Upon the receipt of a request for recognition, employers must respond to with “reasonable promptness.” This term is not defined by the proposed regulations. Within five days after recognizing a committee, the employer must provide notice (written, posted, or electronic) to all employees at the worksite of such recognition. If additional requests to form a committee are received after a committee is formed, the employer must deny the request and refer the requestors to the existing recognized committee. Furthermore, as stated in the statute, employers that already have a workplace safety committee consistent with the law do not have to permit the creation an additional committee.
- Committee Composition
Workplace safety committees must be comprised of at least two non-supervisory employees and at least one employer representative. The proposed rules cap the committee at 12 members or one-third of the total number of employees at the worksite, whichever is fewer. Worksites with fewer than 10 employees can have only three committee members. Workplace safety committees must be co-chaired by a non-supervisory employee and an employer representative.
Employees select the members of the committee without employer involvement in the process. Employees determine the method for selecting committee members. However, where there is a collective bargaining agreement in place, the bargaining representative may select the non-supervisory employee members for the committee.
- Committee Rights
Committees are permitted to establish operating rules and procedures, provided that such rules and procedures are consistent with the law. If no rules or procedures are adopted by the committee, the committee may take action only by majority vote. Committees have the right to:
- Set procedures for the selection, terms, and training of new members.

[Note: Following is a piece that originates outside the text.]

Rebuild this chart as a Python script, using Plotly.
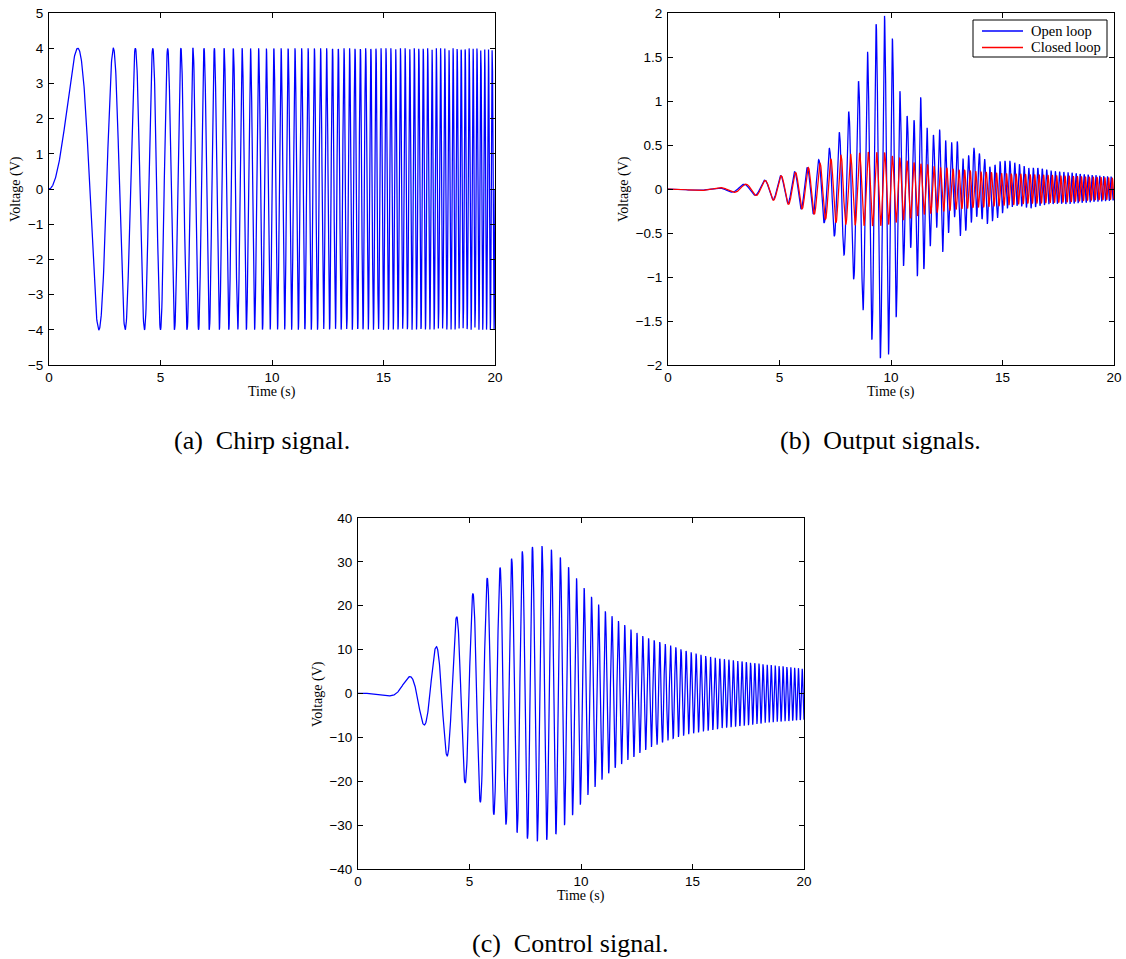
import numpy as np
import plotly.graph_objects as go

# ---------------- data ----------------
T_END = 20.0
DT = 0.01  # sample step of the recordings (s)

# chirp sweep (instantaneous frequency, Hz) read from cycle spacing in (a)
chirp_freq_t = [0.0, 20.0]
chirp_freq_hz = [0.0, 6.0]

# (a) chirp signal: upper / lower envelope (V) and phase lag (cycles)
chirp_hi_t = [0.0, 20.0]
chirp_hi = [4.0, 4.0]
chirp_lo_t = [0.0, 20.0]
chirp_lo = [-4.0, -4.0]
chirp_lag_t = [0.0, 20.0]
chirp_lag = [0.0, 0.0]

# (b) open loop output
open_hi_t = [0.0, 2.2, 3.39, 4.33, 5.03, 5.66, 6.23, 6.75, 7.23, 7.67, 8.12, 8.54, 8.94,
             9.33, 9.75, 10.12, 10.5, 10.97, 11.35, 11.72, 12.15, 12.52, 12.96, 13.28,
             13.72, 14.2, 14.47, 14.92, 15.34, 15.78, 16.19, 16.6, 17.0, 17.43, 18.0,
             18.5, 19.0, 19.5, 20.0]
open_hi = [0.0, 0.012, 0.053, 0.10, 0.148, 0.195, 0.24, 0.33, 0.46, 0.64, 0.89, 1.22, 1.56,
           1.875, 1.98, 1.66, 0.92, 0.73, 1.06, 0.56, 0.69, 0.52, 0.55, 0.31,
           0.47, 0.34, 0.24, 0.32, 0.32, 0.28, 0.24, 0.24, 0.22, 0.20, 0.19,
           0.17, 0.16, 0.15, 0.14]
open_lo_t = [0.0, 2.84, 3.88, 4.68, 5.36, 5.97, 6.5, 7.0, 7.47, 7.91, 8.35, 8.76, 9.16,
             9.57, 9.95, 10.32, 10.75, 11.18, 11.52, 12.0, 12.34, 12.8, 13.13, 13.57,
             13.9, 14.33, 14.78, 15.22, 15.64, 16.3, 16.68, 17.13, 18.0, 19.0, 20.0]
open_lo = [0.0, -0.035, -0.07, -0.118, -0.16, -0.225, -0.283, -0.385, -0.54, -0.76, -1.04,
           -1.39, -1.73, -1.95, -1.87, -1.33, -0.53, -0.99, -0.90, -0.40, -0.74, -0.28,
           -0.56, -0.39, -0.30, -0.40, -0.33, -0.22, -0.19, -0.22, -0.19, -0.17, -0.17,
           -0.15, -0.13]
open_lag_t = [0.0, 3.4, 4.3, 6.3, 8.1, 8.5, 8.9, 9.3, 9.8, 10.5, 20.0]
open_lag = [0.46, 0.47, 0.56, 0.60, 0.59, 0.69, 0.74, 0.81, 0.90, 1.0, 1.0]

# (b) closed loop output
closed_hi_t = [0.0, 2.2, 3.39, 4.33, 5.03, 5.68, 6.25, 6.78, 7.27, 7.7, 8.15, 8.57, 9.0,
               9.4, 9.75, 10.1, 10.45, 10.85, 11.25, 11.65, 12.05, 12.5, 13.0, 13.5,
               14.0, 15.0, 16.0, 17.0, 18.0, 19.0, 20.0]
closed_hi = [0.0, 0.012, 0.05, 0.095, 0.148, 0.185, 0.24, 0.29, 0.34, 0.38, 0.40, 0.41, 0.42,
             0.42, 0.41, 0.37, 0.35, 0.31, 0.29, 0.28, 0.25, 0.24, 0.22, 0.21,
             0.20, 0.18, 0.17, 0.16, 0.15, 0.14, 0.13]
closed_lo_t = [0.0, 2.84, 3.88, 4.68, 5.35, 5.95, 6.5, 7.0, 7.47, 7.9, 8.35, 9.0, 9.5,
               10.0, 10.5, 11.0, 11.5, 12.0, 12.5, 13.0, 14.0, 15.0, 16.0, 17.0, 18.0,
               19.0, 20.0]
closed_lo = [0.0, -0.035, -0.07, -0.125, -0.17, -0.22, -0.28, -0.34, -0.38, -0.40, -0.41,
             -0.42, -0.42, -0.40, -0.36, -0.32, -0.29, -0.27, -0.25, -0.23, -0.21, -0.19,
             -0.17, -0.16, -0.15, -0.13, -0.12]
closed_lag_t = [0.0, 5.0, 8.2, 9.0, 10.0, 11.0, 12.0, 13.0, 20.0]
closed_lag = [0.47, 0.60, 0.80, 0.85, 0.93, 1.0, 1.1, 1.3, 1.3]

# (c) control signal
ctrl_hi_t = [0.0, 0.25, 0.8, 1.5, 2.24, 3.49, 4.42, 5.15, 5.79, 6.37, 6.9, 7.37, 7.82, 8.25,
             8.67, 9.08, 9.43, 9.78, 10.13, 10.48, 10.8, 11.1, 11.4, 11.69, 11.96, 12.22,
             12.5, 12.76, 13.3, 14.0, 14.73, 15.48, 16.2, 17.1, 18.0, 18.9, 19.9, 20.0]
ctrl_hi = [0.0, 0.3, 0.1, 0.4, 3.6, 10.6, 17.5, 22.8, 26.3, 28.7, 30.8, 32.4, 33.4, 33.6,
           32.8, 31.0, 28.9, 26.4, 24.1, 22.0, 20.3, 18.7, 17.6, 16.5, 15.6, 14.7,
           13.9, 13.1, 12.1, 11.0, 9.7, 8.7, 8.0, 7.4, 6.8, 6.3, 5.7, 5.7]
ctrl_lo_t = [0.0, 1.2, 2.0, 2.94, 3.99, 4.81, 5.48, 6.09, 6.64, 7.15, 7.61, 8.04, 8.46, 8.88,
             9.25, 9.63, 9.96, 10.3, 10.63, 10.93, 11.24, 11.55, 11.85, 12.09, 12.4,
             12.65, 13.0, 13.54, 14.3, 15.03, 15.8, 16.5, 17.4, 18.3, 19.8, 20.0]
ctrl_lo = [0.0, -0.5, -0.7, -7.1, -14.2, -20.5, -24.8, -27.6, -29.9, -31.7, -33.1, -33.7,
           -33.4, -32.1, -30.1, -27.7, -25.4, -23.2, -21.3, -19.7, -18.2, -16.9, -16.0,
           -15.2, -14.4, -13.5, -12.6, -11.4, -10.0, -9.1, -8.4, -7.8, -7.3, -6.7, -6.1,
           -6.0]
ctrl_lag_t = [0.0, 2.24, 3.49, 4.42, 5.15, 6.37, 7.37, 8.25, 9.09, 10.5, 20.0]
ctrl_lag = [0.5, 0.5, 0.58, 0.68, 0.73, 0.84, 0.90, 0.96, 1.1, 1.2, 1.25]

x_ticks = [0, 5, 10, 15, 20]
ya_ticks = [-5, -4, -3, -2, -1, 0, 1, 2, 3, 4, 5]
yb_ticks = [-2, -1.5, -1, -0.5, 0, 0.5, 1, 1.5, 2]
yc_ticks = [-40, -30, -20, -10, 0, 10, 20, 30, 40]

legend_names = ["Open loop", "Closed loop"]

# ---------------- build the sampled signals ----------------
t = np.arange(0.0, T_END + DT / 2, DT)
freq = np.interp(t, chirp_freq_t, chirp_freq_hz)
cycles = np.concatenate([[0.0], np.cumsum((freq[1:] + freq[:-1]) / 2 * DT)])


def signal(hi_t, hi, lo_t, lo, lag_t, lag):
    u = np.interp(t, hi_t, hi)
    l = np.interp(t, lo_t, lo)
    ph = 2 * np.pi * (cycles - np.interp(t, lag_t, lag))
    return (u + l) / 2 + (u - l) / 2 * np.sin(ph)


y_chirp = signal(chirp_hi_t, chirp_hi, chirp_lo_t, chirp_lo, chirp_lag_t, chirp_lag)
y_open = signal(open_hi_t, open_hi, open_lo_t, open_lo, open_lag_t, open_lag)
y_closed = signal(closed_hi_t, closed_hi, closed_lo_t, closed_lo, closed_lag_t, closed_lag)
y_ctrl = signal(ctrl_hi_t, ctrl_hi, ctrl_lo_t, ctrl_lo, ctrl_lag_t, ctrl_lag)

# ---------------- figure ----------------
W, H = 1126, 959


def px(x):
    return x / W


def py(y):
    return 1 - y / H


BLUE = "#0000ff"
RED = "#ff0000"
LW = 1.25

fig = go.Figure()
fig.add_trace(go.Scatter(x=t, y=y_chirp, mode="lines", line=dict(color=BLUE, width=LW),
                         name="Chirp", showlegend=False, xaxis="x", yaxis="y"))
fig.add_trace(go.Scatter(x=t, y=y_open, mode="lines", line=dict(color=BLUE, width=LW),
                         name=legend_names[0], showlegend=False, xaxis="x2", yaxis="y2"))
fig.add_trace(go.Scatter(x=t, y=y_closed, mode="lines", line=dict(color=RED, width=LW),
                         name=legend_names[1], showlegend=False, xaxis="x2", yaxis="y2"))
fig.add_trace(go.Scatter(x=t, y=y_ctrl, mode="lines", line=dict(color=BLUE, width=LW),
                         name="Control", showlegend=False, xaxis="x3", yaxis="y3"))

tick_font = dict(family="Liberation Sans", size=13.5, color="black")
common = dict(showline=True, linecolor="black", linewidth=1, mirror="ticks",
              ticks="inside", ticklen=5, tickcolor="black", tickwidth=1,
              showgrid=False, zeroline=False, tickfont=tick_font, fixedrange=True,
              automargin=False, ticklabeloverflow="allow")
ycommon = dict(common, ticklabelstandoff=2)

fig.update_layout(
    width=W, height=H,
    margin=dict(l=0, r=0, t=0, b=0, autoexpand=False),
    paper_bgcolor="white", plot_bgcolor="white",
    showlegend=False,
    hovermode=False,
    xaxis=dict(domain=[px(49), px(495)], range=[0, 20], tickvals=x_ticks, anchor="y", **common),
    yaxis=dict(domain=[py(365), py(13)], range=[-5, 5], tickvals=ya_ticks, anchor="x", **ycommon),
    xaxis2=dict(domain=[px(668), px(1114)], range=[0, 20], tickvals=x_ticks, anchor="y2", **common),
    yaxis2=dict(domain=[py(365), py(13)], range=[-2, 2], tickvals=yb_ticks, anchor="x2", **ycommon),
    xaxis3=dict(domain=[px(358), px(804)], range=[0, 20], tickvals=x_ticks, anchor="y3", **common),
    yaxis3=dict(domain=[py(869), py(518)], range=[-40, 40], tickvals=yc_ticks, anchor="x3", **ycommon),
)

serif = "Liberation Serif"
label_font = dict(family=serif, size=14, color="black")
cap_font = dict(family=serif, size=26, color="black")
leg_font = dict(family=serif, size=14.5, color="black")


def ann(text, x, y, font, angle=0, xanchor="center"):
    fig.add_annotation(text=text, x=px(x), y=py(y), xref="paper", yref="paper",
                       showarrow=False, xanchor=xanchor, yanchor="middle",
                       textangle=angle, font=font)


ann("Voltage (V)", 16, 189, label_font, -90)
ann("Time (s)", 272, 392, label_font)
ann("Voltage (V)", 624, 189, label_font, -90)
ann("Time (s)", 891, 392, label_font)
ann("Voltage (V)", 318, 694, label_font, -90)
ann("Time (s)", 581, 896, label_font)
ann("(a)\u00a0\u00a0Chirp signal.", 262, 440, cap_font)
ann("(b)\u00a0\u00a0Output signals.", 880, 440, cap_font)
ann("(c)\u00a0\u00a0Control signal.", 570, 943, cap_font)

# legend box of panel (b)
fig.add_shape(type="rect", xref="paper", yref="paper",
              x0=px(973), x1=px(1107), y0=py(57), y1=py(20),
              line=dict(color="black", width=1), fillcolor="white", layer="above")
for name, col, yy in [(legend_names[0], BLUE, 31), (legend_names[1], RED, 47.5)]:
    fig.add_shape(type="line", xref="paper", yref="paper",
                  x0=px(982), x1=px(1023), y0=py(yy), y1=py(yy),
                  line=dict(color=col, width=1.3), layer="above")
    fig.add_annotation(text=name, x=px(1030), y=py(yy), xref="paper", yref="paper",
                       showarrow=False, xanchor="left", yanchor="middle", font=leg_font,
                       borderpad=0)

fig.write_html("out.html",
               config={"displayModeBar": False, "staticPlot": True},
               post_script="document.body.style.margin='0';"
                           "document.body.style.overflow='hidden';")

- Provide a training of up to four hours per calendar year for committee members. Training time counts as hours worked and is payable by the employer.
- Conduct an up to two-hour long meeting once per quarter – again, without loss of pay. Meetings must be scheduled at times that do not unreasonably conflict with business operations.
- Employer Obligations
Employers cannot interfere with the duties of the workplace safety committee or its members. Further, per the proposed regulations, employers must:
- Appoint an employer representative to the committee to act as co-chair. The employer representative may be a non-supervisory employee, an officer, the employer, or other representative.
- Respond, in writing, to each safety and health concern raised by the committee or one of its members within a reasonable time period.
- Respond to a request for policies or reports that relate to the duties of the committee within a reasonable time period.
- Provide notice, where practicable and not prohibited by law, to the committee and its members ahead of any visit at the worksite by a governmental agency enforcing safety and health standards, such as OSHA.
- Permit members of the committee to attend, without loss of pay, quarterly meetings and an official training as scheduled by the committee.
What Should You Do Next?
A public hearing on the proposed rules is scheduled for February 9. While the proposed regulations will not take effect until after the rulemaking process is complete — and could be revised before finalized — they should act as a guide when handling any employee requests.
There is no immediate action required from you unless your employees have already made a request to form a workplace safety committee. If you have not yet received a request to form a committee, you should make sure your management employees are advised of this law and know that requests to form a committee need to be handled appropriately. Moreover, in preparation for the potential formation of any committee, you should make sure you are retaining and maintaining all records that the workplace safety committee members will have access to for their future review.